Rows from a dataset of charts and code:
═══

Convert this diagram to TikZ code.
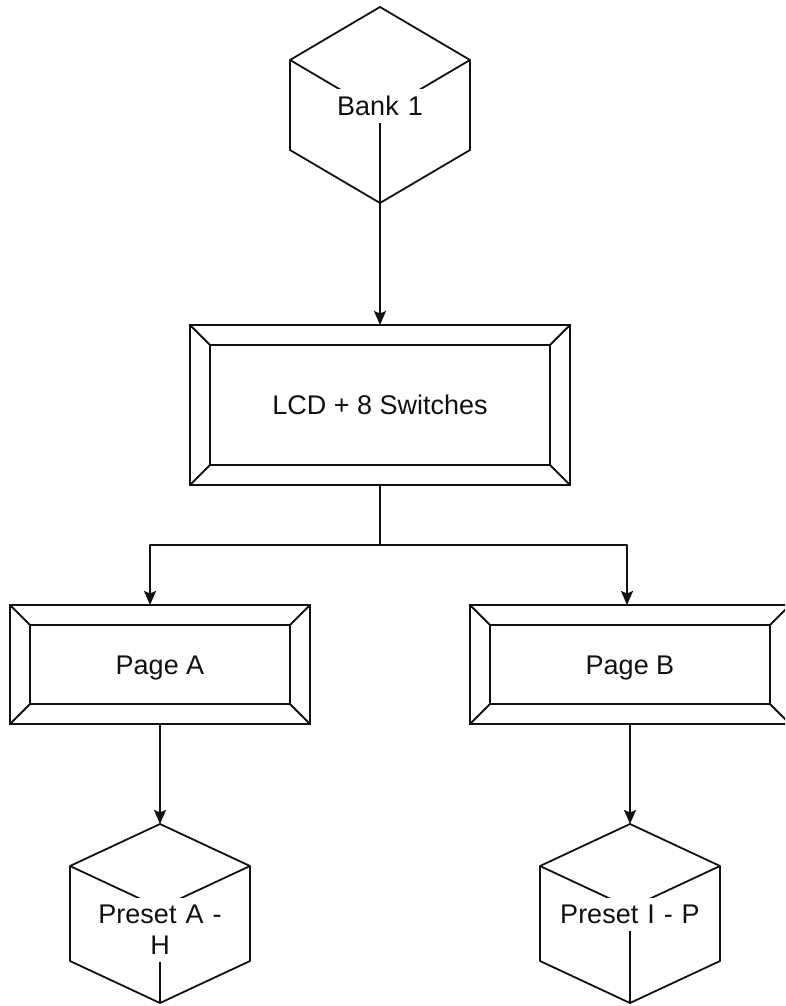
\documentclass[tikz,border=0pt]{standalone}
\usepackage{fontspec}
\setmainfont{Liberation Sans}
\usetikzlibrary{arrows.meta,calc}
\definecolor{ln}{HTML}{111111}
\definecolor{tx}{HTML}{111111}
\newcommand\isocube[5]{% #1 name, #2 centre x, #3 top y, #4 rise, #5 side height
  \coordinate (#1-t) at (#2,#3);
  \coordinate (#1-ul) at (#2-90,#3+#4);
  \coordinate (#1-ll) at (#2-90,#3+#4+#5);
  \coordinate (#1-b) at (#2,#3+2*#4+#5);
  \coordinate (#1-lr) at (#2+90,#3+#4+#5);
  \coordinate (#1-ur) at (#2+90,#3+#4);
  \coordinate (#1-c) at (#2,#3+2*#4);
  \draw[edge] (#1-t) -- (#1-ul) -- (#1-ll) -- (#1-b) -- (#1-lr) -- (#1-ur) -- cycle;
  \draw[edge] (#1-ul) -- (#1-c) -- (#1-ur) (#1-c) -- (#1-b);}
\newcommand\bevelinner[1]{%
  \draw[edge] ([shift={(20,20)}]#1.north west) rectangle ([shift={(-20,-20)}]#1.south east);
  \draw[edge] (#1.north west) -- ([shift={(20,20)}]#1.north west)
              (#1.north east) -- ([shift={(-20,20)}]#1.north east)
              (#1.south west) -- ([shift={(20,-20)}]#1.south west)
              (#1.south east) -- ([shift={(-20,-20)}]#1.south east);}
\begin{document}
\begin{tikzpicture}[x=1pt,y=-1pt,
  edge/.style={draw=ln, line width=1.8pt, line join=round},
  arr/.style={edge, -{Stealth[length=14pt, width=12pt, inset=2.5pt]}},
  every node/.style={font=\fontsize{27}{31}\selectfont, text=tx},
  bevelbox/.style={draw=ln, line width=1.8pt, outer sep=0pt, inner sep=0pt,
                   text height=19pt, text depth=0pt},
  cubelabel/.style={fill=white, text width=140pt, align=center,
                    inner xsep=0pt, inner ysep=7pt, anchor=north}]
\useasboundingbox (0,0) rectangle (785,1006);
\clip (0,0) rectangle (785,1006);

% cubes
\isocube{bk}{380}{7}{53}{90}
\node[cubelabel] (bank) at (380,89) {Bank 1};

\isocube{pa}{160}{824}{42}{95}
\node[cubelabel] (preseta) at (160,898) {Preset A -\\H};

\isocube{pb}{630}{824}{42}{95}
\node[cubelabel] (presetb) at (630,898) {Preset I - P};

% bevelled boxes
\node[bevelbox, minimum width=380pt, minimum height=160pt] (lcd) at (380,405) {LCD + 8 Switches};
\bevelinner{lcd}
\node[bevelbox, minimum width=300pt, minimum height=119pt] (pagea) at (160,664.5) {Page A};
\bevelinner{pagea}
\node[bevelbox, minimum width=320pt, minimum height=119pt] (pageb) at (630,664.5) {Page B};
\bevelinner{pageb}

% connectors
\draw[arr] (bk-b) -- (lcd.north);
\draw[arr] (lcd.south) -- ++(0,60) -| ([xshift=-10pt]pagea.north);
\draw[arr] (lcd.south) -- ++(0,60) -| ([xshift=-3pt]pageb.north);
\draw[arr] (pagea.south) -- (pa-t);
\draw[arr] (pageb.south) -- (pb-t);
\end{tikzpicture}
\end{document}
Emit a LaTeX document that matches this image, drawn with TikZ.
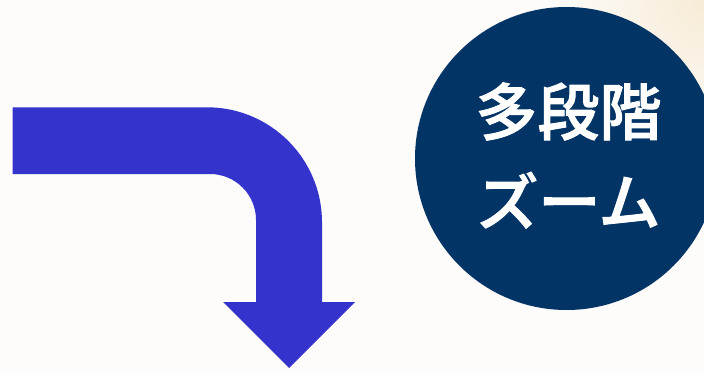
\documentclass[tikz,border=0pt]{standalone}
\usepackage{fontspec}
\newfontfamily\jpfont{Noto Sans CJK JP}[UprightFont=* Medium,FakeBold=1.5]
\usetikzlibrary{positioning}
\definecolor{paperBg}{HTML}{FDFCFA}
\definecolor{paperWarm}{HTML}{F7EBD6}
\definecolor{arrowBlue}{HTML}{3434CC}
\definecolor{badgeNavy}{HTML}{033466}
\tikzset{arrowStyle/.style={
    fill=arrowBlue,
    draw=none}
}
\tikzset{badgeStyle/.style={
    circle,
    fill=badgeNavy,
    minimum size=303pt,
    inner sep=0pt}
}
\tikzset{badgeText/.style={
    text=white,
    align=center,
    inner sep=0pt,
    font=\jpfont\fontsize{62}{90}\selectfont}
}

\begin{document}
\begin{tikzpicture}[x=1pt,y=1pt]
      \useasboundingbox (0,0) rectangle (704,373);
      \clip (0,0) rectangle (704,373);
      \fill[color=paperBg] (0,0) rectangle (704,373);
      %\fill[color=paperWarm] (704,373) circle (120);
      \shade[inner color=paperWarm, outer color=paperBg] (704,373) circle (150);

      % bent arrow
      \fill[arrowStyle]
      (12.7,265.7) -- (207,265.7)
      arc[start angle=90,end angle=0,radius=115]
      -- (322,71) -- (355,71) -- (289,5) -- (223,71) -- (256,71)
      -- (256,153)
      arc[start angle=0,end angle=90,radius=46]
      -- (12.7,199) -- cycle;

      \coordinate (badgeCenter) at (566.5,214.5);
      \node[badgeStyle] (badge) at (badgeCenter) {};
      \node[badgeText] (label) at ([xshift=2pt,yshift=3pt]badge.center)
      {多段階\\ズーム};
    \end{tikzpicture}
\end{document}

═══

| Given problem |
Copy out each line exactly, without the pictures.

| Exercise output |
Convert this diagram to TikZ code.
\documentclass[tikz,border=0pt]{standalone}
\usepackage{fontspec}
\setmainfont{Liberation Sans}
\usetikzlibrary{arrows.meta,calc}
\definecolor{ln}{HTML}{111111}
\definecolor{tx}{HTML}{111111}
\newcommand\isocube[5]{% #1 name, #2 centre x, #3 top y, #4 rise, #5 side height
  \coordinate (#1-t) at (#2,#3);
  \coordinate (#1-ul) at (#2-90,#3+#4);
  \coordinate (#1-ll) at (#2-90,#3+#4+#5);
  \coordinate (#1-b) at (#2,#3+2*#4+#5);
  \coordinate (#1-lr) at (#2+90,#3+#4+#5);
  \coordinate (#1-ur) at (#2+90,#3+#4);
  \coordinate (#1-c) at (#2,#3+2*#4);
  \draw[edge] (#1-t) -- (#1-ul) -- (#1-ll) -- (#1-b) -- (#1-lr) -- (#1-ur) -- cycle;
  \draw[edge] (#1-ul) -- (#1-c) -- (#1-ur) (#1-c) -- (#1-b);}
\newcommand\bevelinner[1]{%
  \draw[edge] ([shift={(20,20)}]#1.north west) rectangle ([shift={(-20,-20)}]#1.south east);
  \draw[edge] (#1.north west) -- ([shift={(20,20)}]#1.north west)
              (#1.north east) -- ([shift={(-20,20)}]#1.north east)
              (#1.south west) -- ([shift={(20,-20)}]#1.south west)
              (#1.south east) -- ([shift={(-20,-20)}]#1.south east);}
\begin{document}
\begin{tikzpicture}[x=1pt,y=-1pt,
  edge/.style={draw=ln, line width=1.8pt, line join=round},
  arr/.style={edge, -{Stealth[length=14pt, width=12pt, inset=2.5pt]}},
  every node/.style={font=\fontsize{27}{31}\selectfont, text=tx},
  bevelbox/.style={draw=ln, line width=1.8pt, outer sep=0pt, inner sep=0pt,
                   text height=19pt, text depth=0pt},
  cubelabel/.style={fill=white, text width=140pt, align=center,
                    inner xsep=0pt, inner ysep=7pt, anchor=north}]
\useasboundingbox (0,0) rectangle (785,1006);
\clip (0,0) rectangle (785,1006);

% cubes
\isocube{bk}{380}{7}{53}{90}
\node[cubelabel] (bank) at (380,89) {Bank 1};

\isocube{pa}{160}{824}{42}{95}
\node[cubelabel] (preseta) at (160,898) {Preset A -\\H};

\isocube{pb}{630}{824}{42}{95}
\node[cubelabel] (presetb) at (630,898) {Preset I - P};

% bevelled boxes
\node[bevelbox, minimum width=380pt, minimum height=160pt] (lcd) at (380,405) {LCD + 8 Switches};
\bevelinner{lcd}
\node[bevelbox, minimum width=300pt, minimum height=119pt] (pagea) at (160,664.5) {Page A};
\bevelinner{pagea}
\node[bevelbox, minimum width=320pt, minimum height=119pt] (pageb) at (630,664.5) {Page B};
\bevelinner{pageb}

% connectors
\draw[arr] (bk-b) -- (lcd.north);
\draw[arr] (lcd.south) -- ++(0,60) -| ([xshift=-10pt]pagea.north);
\draw[arr] (lcd.south) -- ++(0,60) -| ([xshift=-3pt]pageb.north);
\draw[arr] (pagea.south) -- (pa-t);
\draw[arr] (pageb.south) -- (pb-t);
\end{tikzpicture}
\end{document}
Emit a LaTeX document that matches this image, drawn with TikZ.
\documentclass[tikz,border=0pt]{standalone}
\usepackage{fontspec}
\newfontfamily\jpfont{Noto Sans CJK JP}[UprightFont=* Medium,FakeBold=1.5]
\usetikzlibrary{positioning}
\definecolor{paperBg}{HTML}{FDFCFA}
\definecolor{paperWarm}{HTML}{F7EBD6}
\definecolor{arrowBlue}{HTML}{3434CC}
\definecolor{badgeNavy}{HTML}{033466}
\tikzset{arrowStyle/.style={
    fill=arrowBlue,
    draw=none}
}
\tikzset{badgeStyle/.style={
    circle,
    fill=badgeNavy,
    minimum size=303pt,
    inner sep=0pt}
}
\tikzset{badgeText/.style={
    text=white,
    align=center,
    inner sep=0pt,
    font=\jpfont\fontsize{62}{90}\selectfont}
}

\begin{document}
\begin{tikzpicture}[x=1pt,y=1pt]
      \useasboundingbox (0,0) rectangle (704,373);
      \clip (0,0) rectangle (704,373);
      \fill[color=paperBg] (0,0) rectangle (704,373);
      %\fill[color=paperWarm] (704,373) circle (120);
      \shade[inner color=paperWarm, outer color=paperBg] (704,373) circle (150);

      % bent arrow
      \fill[arrowStyle]
      (12.7,265.7) -- (207,265.7)
      arc[start angle=90,end angle=0,radius=115]
      -- (322,71) -- (355,71) -- (289,5) -- (223,71) -- (256,71)
      -- (256,153)
      arc[start angle=0,end angle=90,radius=46]
      -- (12.7,199) -- cycle;

      \coordinate (badgeCenter) at (566.5,214.5);
      \node[badgeStyle] (badge) at (badgeCenter) {};
      \node[badgeText] (label) at ([xshift=2pt,yshift=3pt]badge.center)
      {多段階\\ズーム};
    \end{tikzpicture}
\end{document}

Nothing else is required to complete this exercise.